Exercise prompt:
Print, word for word, the opening line of the data below and every line after it through the line that contains "from matplotlib.patches import Rectangle", but not the pictures.

★ ★ ★

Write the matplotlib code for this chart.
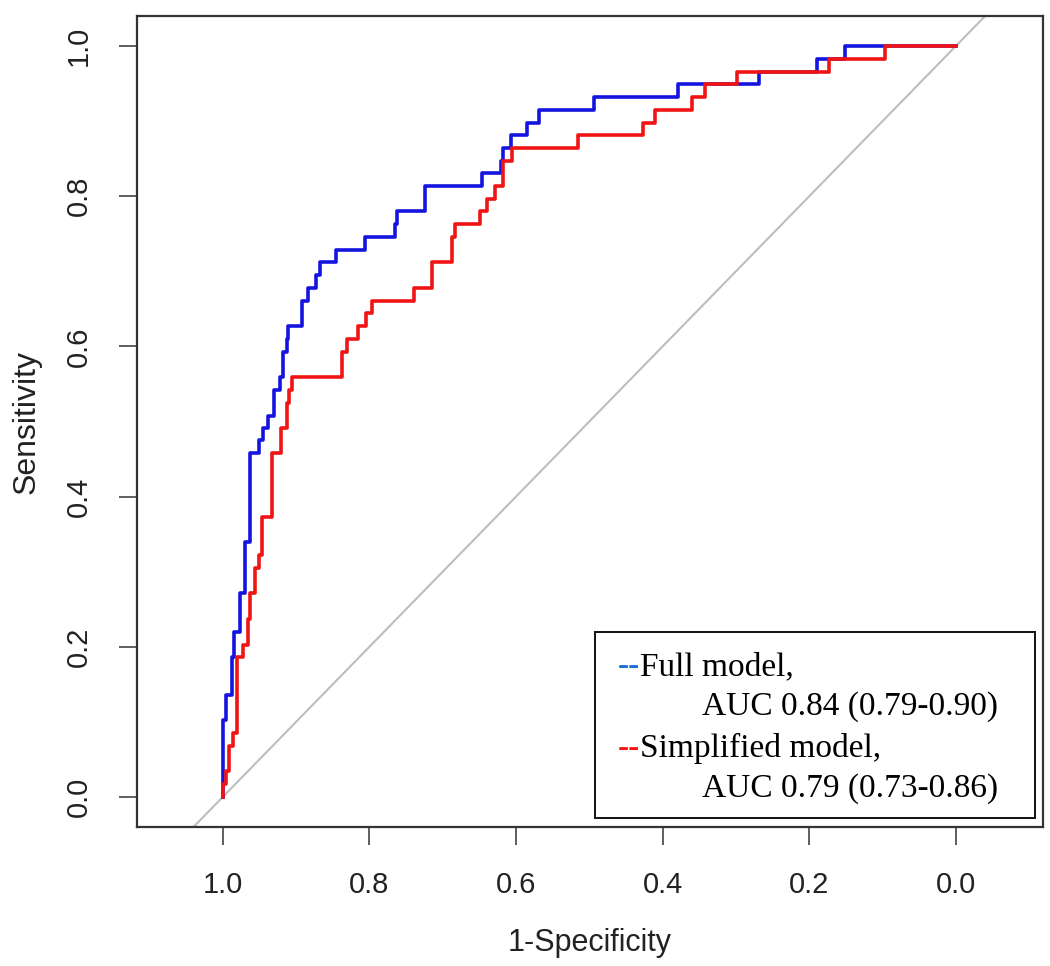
import matplotlib
matplotlib.use('Agg')
import matplotlib.pyplot as plt
from matplotlib.patches import Rectangle

# ROC step curves: x = specificity (axis runs 1 -> 0), y = sensitivity
full_spec = [1.000, 1.000, 0.996, 0.988, 0.985, 0.977, 0.970, 0.963, 0.950, 0.945,
             0.939, 0.930, 0.922, 0.918, 0.913, 0.911, 0.892, 0.884, 0.873, 0.868,
             0.846, 0.806, 0.765, 0.763, 0.724, 0.647, 0.621, 0.618, 0.607, 0.585,
             0.568, 0.494, 0.379, 0.269, 0.190, 0.151, 0.000]
full_sens = [0.000, 0.102, 0.136, 0.186, 0.220, 0.271, 0.339, 0.458, 0.475, 0.492,
             0.508, 0.542, 0.559, 0.593, 0.610, 0.627, 0.661, 0.678, 0.695, 0.712,
             0.729, 0.746, 0.763, 0.780, 0.814, 0.831, 0.847, 0.864, 0.881, 0.898,
             0.915, 0.932, 0.949, 0.966, 0.983, 1.000, 1.000]

simp_spec = [1.000, 1.000, 0.995, 0.992, 0.986, 0.980, 0.973, 0.966, 0.963, 0.956,
             0.951, 0.947, 0.933, 0.920, 0.913, 0.909, 0.906, 0.838, 0.831, 0.816,
             0.804, 0.797, 0.739, 0.715, 0.688, 0.683, 0.649, 0.640, 0.628, 0.618,
             0.606, 0.516, 0.427, 0.411, 0.360, 0.342, 0.299, 0.173, 0.097, 0.000]
simp_sens = [0.000, 0.017, 0.034, 0.068, 0.085, 0.186, 0.203, 0.237, 0.271, 0.305,
             0.322, 0.373, 0.458, 0.492, 0.525, 0.542, 0.559, 0.593, 0.610, 0.627,
             0.644, 0.661, 0.678, 0.712, 0.746, 0.763, 0.780, 0.797, 0.814, 0.847,
             0.864, 0.881, 0.898, 0.915, 0.932, 0.949, 0.966, 0.983, 1.000, 1.000]

ticks = [1.0, 0.8, 0.6, 0.4, 0.2, 0.0]
tick_labels = ['1.0', '0.8', '0.6', '0.4', '0.2', '0.0']

legend_names = ['Full model,', 'Simplified model,']
legend_auc = ['AUC 0.84 (0.79-0.90)', 'AUC 0.79 (0.73-0.86)']

BLUE = '#1414e0'
RED = '#f01414'
AXIS = '#222222'
SANS = 'Liberation Sans'
SERIF = 'Liberation Serif'

fig = plt.figure(figsize=(10.5, 9.66), dpi=100)
ax = fig.add_axes([0.1305, 0.1439, 0.8629, 0.8395])

ax.axline((1.0, 0.0), (0.0, 1.0), color='#bdbdbd', lw=1.5, zorder=1)
ax.step(full_spec, full_sens, where='post', color=BLUE, lw=2.6, zorder=3)
ax.step(simp_spec, simp_sens, where='post', color=RED, lw=2.6, zorder=4)

ax.set_xlim(1.117, -0.119)
ax.set_ylim(-0.04, 1.04)

ax.set_xticks(ticks)
ax.set_xticklabels(tick_labels, fontsize=21, family=SANS, color=AXIS)
ax.set_yticks(ticks)
ax.set_yticklabels(tick_labels, fontsize=21, family=SANS, color=AXIS,
                   rotation=90, va='center')
ax.tick_params(direction='out', length=13, width=1.2, color='#444444', pad=19)

for s in ax.spines.values():
    s.set_color('#333333')
    s.set_linewidth(1.6)

ax.set_xlabel('1-Specificity', fontsize=22, family=SANS, color=AXIS)
ax.set_ylabel('Sensitivity', fontsize=23, family=SANS, color=AXIS)
ax.xaxis.set_label_coords(0.5, -0.125)
ax.yaxis.set_label_coords(-0.105, 0.5)

# legend box drawn by hand (coloured dashes in front of serif text)
ax.add_patch(Rectangle((0.5055, 0.0105), 0.4855, 0.2295, transform=ax.transAxes,
                       facecolor='white', edgecolor='#111111', lw=1.4, zorder=5))
rows_y = [0.1874, 0.0863]
for name, auc, col, y in zip(legend_names, legend_auc, ['#1a6fd6', '#ff1010'], rows_y):
    dash = ax.text(0.531, y, '--', transform=ax.transAxes, fontsize=24, family=SERIF,
                   color=col, fontweight='bold', va='baseline', ha='left', zorder=6)
    ax.annotate(name, xy=(1, 0), xycoords=dash, fontsize=24, family=SERIF,
                color='black', va='bottom', ha='left', zorder=6)
    ax.text(0.6236, y - 0.0495, auc, transform=ax.transAxes, fontsize=24, family=SERIF,
            color='black', va='baseline', ha='left', zorder=6)

fig.savefig('out.png', dpi=100, facecolor='white')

★ ★ ★

Solution to this problem:
Write the matplotlib code for this chart.
import matplotlib
matplotlib.use('Agg')
import matplotlib.pyplot as plt
from matplotlib.patches import Rectangle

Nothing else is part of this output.